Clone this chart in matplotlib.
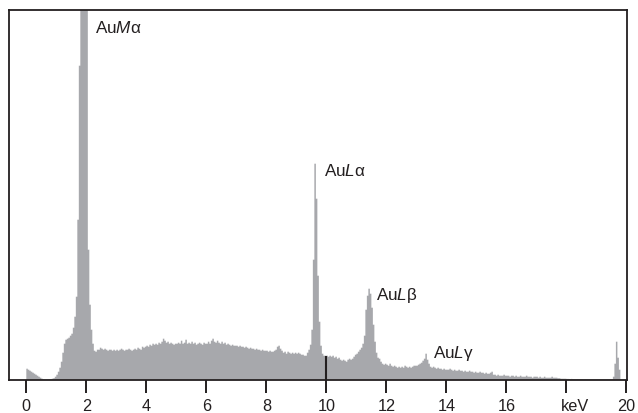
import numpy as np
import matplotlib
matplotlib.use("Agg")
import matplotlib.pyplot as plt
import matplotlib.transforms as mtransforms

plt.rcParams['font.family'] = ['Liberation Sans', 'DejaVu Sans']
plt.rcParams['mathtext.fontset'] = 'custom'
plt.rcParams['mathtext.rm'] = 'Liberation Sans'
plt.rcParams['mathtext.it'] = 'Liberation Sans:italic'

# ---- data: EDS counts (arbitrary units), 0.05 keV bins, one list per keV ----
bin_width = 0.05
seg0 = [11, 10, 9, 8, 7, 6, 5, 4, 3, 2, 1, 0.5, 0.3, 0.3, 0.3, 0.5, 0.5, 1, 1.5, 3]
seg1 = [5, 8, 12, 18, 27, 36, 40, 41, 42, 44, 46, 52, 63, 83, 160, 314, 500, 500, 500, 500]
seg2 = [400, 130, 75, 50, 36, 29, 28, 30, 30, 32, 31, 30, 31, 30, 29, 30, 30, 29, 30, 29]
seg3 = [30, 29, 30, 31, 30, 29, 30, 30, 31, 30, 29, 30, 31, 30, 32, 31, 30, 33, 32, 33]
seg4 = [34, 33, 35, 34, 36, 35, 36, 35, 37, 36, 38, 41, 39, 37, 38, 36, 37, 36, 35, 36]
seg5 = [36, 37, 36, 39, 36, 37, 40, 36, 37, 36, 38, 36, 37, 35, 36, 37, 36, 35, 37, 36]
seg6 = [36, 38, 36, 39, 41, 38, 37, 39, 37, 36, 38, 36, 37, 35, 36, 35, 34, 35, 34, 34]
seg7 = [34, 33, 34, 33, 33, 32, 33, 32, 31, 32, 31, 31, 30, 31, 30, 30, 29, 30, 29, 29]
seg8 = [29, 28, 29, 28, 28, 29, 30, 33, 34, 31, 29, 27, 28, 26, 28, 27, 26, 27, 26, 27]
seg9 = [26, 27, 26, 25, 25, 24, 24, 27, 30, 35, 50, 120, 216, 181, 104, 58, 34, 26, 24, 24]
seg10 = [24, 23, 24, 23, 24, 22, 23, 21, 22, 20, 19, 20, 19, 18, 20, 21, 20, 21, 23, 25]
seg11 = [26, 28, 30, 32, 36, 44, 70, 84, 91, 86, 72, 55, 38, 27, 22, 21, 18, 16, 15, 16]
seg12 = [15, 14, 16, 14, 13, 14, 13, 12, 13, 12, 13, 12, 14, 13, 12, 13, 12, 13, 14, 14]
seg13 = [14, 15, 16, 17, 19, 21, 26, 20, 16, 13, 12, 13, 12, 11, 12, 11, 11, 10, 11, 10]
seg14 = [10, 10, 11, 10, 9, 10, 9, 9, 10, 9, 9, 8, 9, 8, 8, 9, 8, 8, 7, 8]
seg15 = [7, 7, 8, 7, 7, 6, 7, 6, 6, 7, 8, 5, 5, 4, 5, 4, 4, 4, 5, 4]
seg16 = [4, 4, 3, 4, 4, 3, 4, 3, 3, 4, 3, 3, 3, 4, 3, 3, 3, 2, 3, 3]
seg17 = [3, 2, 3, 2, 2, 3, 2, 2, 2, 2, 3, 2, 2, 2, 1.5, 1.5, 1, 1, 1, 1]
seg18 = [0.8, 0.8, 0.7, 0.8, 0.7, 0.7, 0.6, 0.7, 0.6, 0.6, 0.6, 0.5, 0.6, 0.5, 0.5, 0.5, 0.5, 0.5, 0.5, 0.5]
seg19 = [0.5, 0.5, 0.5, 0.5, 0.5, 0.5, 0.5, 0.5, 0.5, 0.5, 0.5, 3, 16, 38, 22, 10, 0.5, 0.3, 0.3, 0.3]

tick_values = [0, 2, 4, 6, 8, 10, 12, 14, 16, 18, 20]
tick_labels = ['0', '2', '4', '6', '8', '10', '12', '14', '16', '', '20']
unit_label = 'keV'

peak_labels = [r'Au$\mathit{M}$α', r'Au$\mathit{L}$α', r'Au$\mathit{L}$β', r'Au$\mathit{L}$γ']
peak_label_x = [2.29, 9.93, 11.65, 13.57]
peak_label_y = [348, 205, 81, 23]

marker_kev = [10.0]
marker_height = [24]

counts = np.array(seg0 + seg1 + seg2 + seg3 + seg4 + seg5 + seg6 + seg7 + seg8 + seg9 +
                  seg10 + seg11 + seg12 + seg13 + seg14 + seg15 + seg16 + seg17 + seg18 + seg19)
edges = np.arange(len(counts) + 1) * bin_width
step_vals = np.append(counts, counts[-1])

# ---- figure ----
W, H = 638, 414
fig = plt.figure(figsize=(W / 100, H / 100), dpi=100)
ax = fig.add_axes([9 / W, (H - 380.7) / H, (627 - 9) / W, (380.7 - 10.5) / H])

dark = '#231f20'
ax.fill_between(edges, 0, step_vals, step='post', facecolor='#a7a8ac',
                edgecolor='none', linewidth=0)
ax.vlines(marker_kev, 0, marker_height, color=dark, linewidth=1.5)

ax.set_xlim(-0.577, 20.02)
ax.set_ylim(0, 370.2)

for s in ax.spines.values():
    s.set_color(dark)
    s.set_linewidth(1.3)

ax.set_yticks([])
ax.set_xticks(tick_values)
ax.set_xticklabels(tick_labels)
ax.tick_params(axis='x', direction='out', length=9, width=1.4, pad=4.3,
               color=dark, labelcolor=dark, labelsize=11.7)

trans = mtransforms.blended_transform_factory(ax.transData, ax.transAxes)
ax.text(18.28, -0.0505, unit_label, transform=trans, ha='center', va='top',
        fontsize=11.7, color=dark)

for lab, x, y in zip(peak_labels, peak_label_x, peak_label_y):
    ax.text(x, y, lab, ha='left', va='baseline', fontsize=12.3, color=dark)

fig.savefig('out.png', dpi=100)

☆ ☆ ☆

| Problem details |
All of the data above should be quoted exactly, except for the pictures.

| Complete response |
Clone this chart in matplotlib.
import numpy as np
import matplotlib
matplotlib.use("Agg")
import matplotlib.pyplot as plt
import matplotlib.transforms as mtransforms

plt.rcParams['font.family'] = ['Liberation Sans', 'DejaVu Sans']
plt.rcParams['mathtext.fontset'] = 'custom'
plt.rcParams['mathtext.rm'] = 'Liberation Sans'
plt.rcParams['mathtext.it'] = 'Liberation Sans:italic'

# ---- data: EDS counts (arbitrary units), 0.05 keV bins, one list per keV ----
bin_width = 0.05
seg0 = [11, 10, 9, 8, 7, 6, 5, 4, 3, 2, 1, 0.5, 0.3, 0.3, 0.3, 0.5, 0.5, 1, 1.5, 3]
seg1 = [5, 8, 12, 18, 27, 36, 40, 41, 42, 44, 46, 52, 63, 83, 160, 314, 500, 500, 500, 500]
seg2 = [400, 130, 75, 50, 36, 29, 28, 30, 30, 32, 31, 30, 31, 30, 29, 30, 30, 29, 30, 29]
seg3 = [30, 29, 30, 31, 30, 29, 30, 30, 31, 30, 29, 30, 31, 30, 32, 31, 30, 33, 32, 33]
seg4 = [34, 33, 35, 34, 36, 35, 36, 35, 37, 36, 38, 41, 39, 37, 38, 36, 37, 36, 35, 36]
seg5 = [36, 37, 36, 39, 36, 37, 40, 36, 37, 36, 38, 36, 37, 35, 36, 37, 36, 35, 37, 36]
seg6 = [36, 38, 36, 39, 41, 38, 37, 39, 37, 36, 38, 36, 37, 35, 36, 35, 34, 35, 34, 34]
seg7 = [34, 33, 34, 33, 33, 32, 33, 32, 31, 32, 31, 31, 30, 31, 30, 30, 29, 30, 29, 29]
seg8 = [29, 28, 29, 28, 28, 29, 30, 33, 34, 31, 29, 27, 28, 26, 28, 27, 26, 27, 26, 27]
seg9 = [26, 27, 26, 25, 25, 24, 24, 27, 30, 35, 50, 120, 216, 181, 104, 58, 34, 26, 24, 24]
seg10 = [24, 23, 24, 23, 24, 22, 23, 21, 22, 20, 19, 20, 19, 18, 20, 21, 20, 21, 23, 25]
seg11 = [26, 28, 30, 32, 36, 44, 70, 84, 91, 86, 72, 55, 38, 27, 22, 21, 18, 16, 15, 16]
seg12 = [15, 14, 16, 14, 13, 14, 13, 12, 13, 12, 13, 12, 14, 13, 12, 13, 12, 13, 14, 14]
seg13 = [14, 15, 16, 17, 19, 21, 26, 20, 16, 13, 12, 13, 12, 11, 12, 11, 11, 10, 11, 10]
seg14 = [10, 10, 11, 10, 9, 10, 9, 9, 10, 9, 9, 8, 9, 8, 8, 9, 8, 8, 7, 8]
seg15 = [7, 7, 8, 7, 7, 6, 7, 6, 6, 7, 8, 5, 5, 4, 5, 4, 4, 4, 5, 4]
seg16 = [4, 4, 3, 4, 4, 3, 4, 3, 3, 4, 3, 3, 3, 4, 3, 3, 3, 2, 3, 3]
seg17 = [3, 2, 3, 2, 2, 3, 2, 2, 2, 2, 3, 2, 2, 2, 1.5, 1.5, 1, 1, 1, 1]
seg18 = [0.8, 0.8, 0.7, 0.8, 0.7, 0.7, 0.6, 0.7, 0.6, 0.6, 0.6, 0.5, 0.6, 0.5, 0.5, 0.5, 0.5, 0.5, 0.5, 0.5]
seg19 = [0.5, 0.5, 0.5, 0.5, 0.5, 0.5, 0.5, 0.5, 0.5, 0.5, 0.5, 3, 16, 38, 22, 10, 0.5, 0.3, 0.3, 0.3]

tick_values = [0, 2, 4, 6, 8, 10, 12, 14, 16, 18, 20]
tick_labels = ['0', '2', '4', '6', '8', '10', '12', '14', '16', '', '20']
unit_label = 'keV'

peak_labels = [r'Au$\mathit{M}$α', r'Au$\mathit{L}$α', r'Au$\mathit{L}$β', r'Au$\mathit{L}$γ']
peak_label_x = [2.29, 9.93, 11.65, 13.57]
peak_label_y = [348, 205, 81, 23]

marker_kev = [10.0]
marker_height = [24]

counts = np.array(seg0 + seg1 + seg2 + seg3 + seg4 + seg5 + seg6 + seg7 + seg8 + seg9 +
                  seg10 + seg11 + seg12 + seg13 + seg14 + seg15 + seg16 + seg17 + seg18 + seg19)
edges = np.arange(len(counts) + 1) * bin_width
step_vals = np.append(counts, counts[-1])

# ---- figure ----
W, H = 638, 414
fig = plt.figure(figsize=(W / 100, H / 100), dpi=100)
ax = fig.add_axes([9 / W, (H - 380.7) / H, (627 - 9) / W, (380.7 - 10.5) / H])

dark = '#231f20'
ax.fill_between(edges, 0, step_vals, step='post', facecolor='#a7a8ac',
                edgecolor='none', linewidth=0)
ax.vlines(marker_kev, 0, marker_height, color=dark, linewidth=1.5)

ax.set_xlim(-0.577, 20.02)
ax.set_ylim(0, 370.2)

for s in ax.spines.values():
    s.set_color(dark)
    s.set_linewidth(1.3)

ax.set_yticks([])
ax.set_xticks(tick_values)
ax.set_xticklabels(tick_labels)
ax.tick_params(axis='x', direction='out', length=9, width=1.4, pad=4.3,
               color=dark, labelcolor=dark, labelsize=11.7)

trans = mtransforms.blended_transform_factory(ax.transData, ax.transAxes)
ax.text(18.28, -0.0505, unit_label, transform=trans, ha='center', va='top',
        fontsize=11.7, color=dark)

for lab, x, y in zip(peak_labels, peak_label_x, peak_label_y):
    ax.text(x, y, lab, ha='left', va='baseline', fontsize=12.3, color=dark)

fig.savefig('out.png', dpi=100)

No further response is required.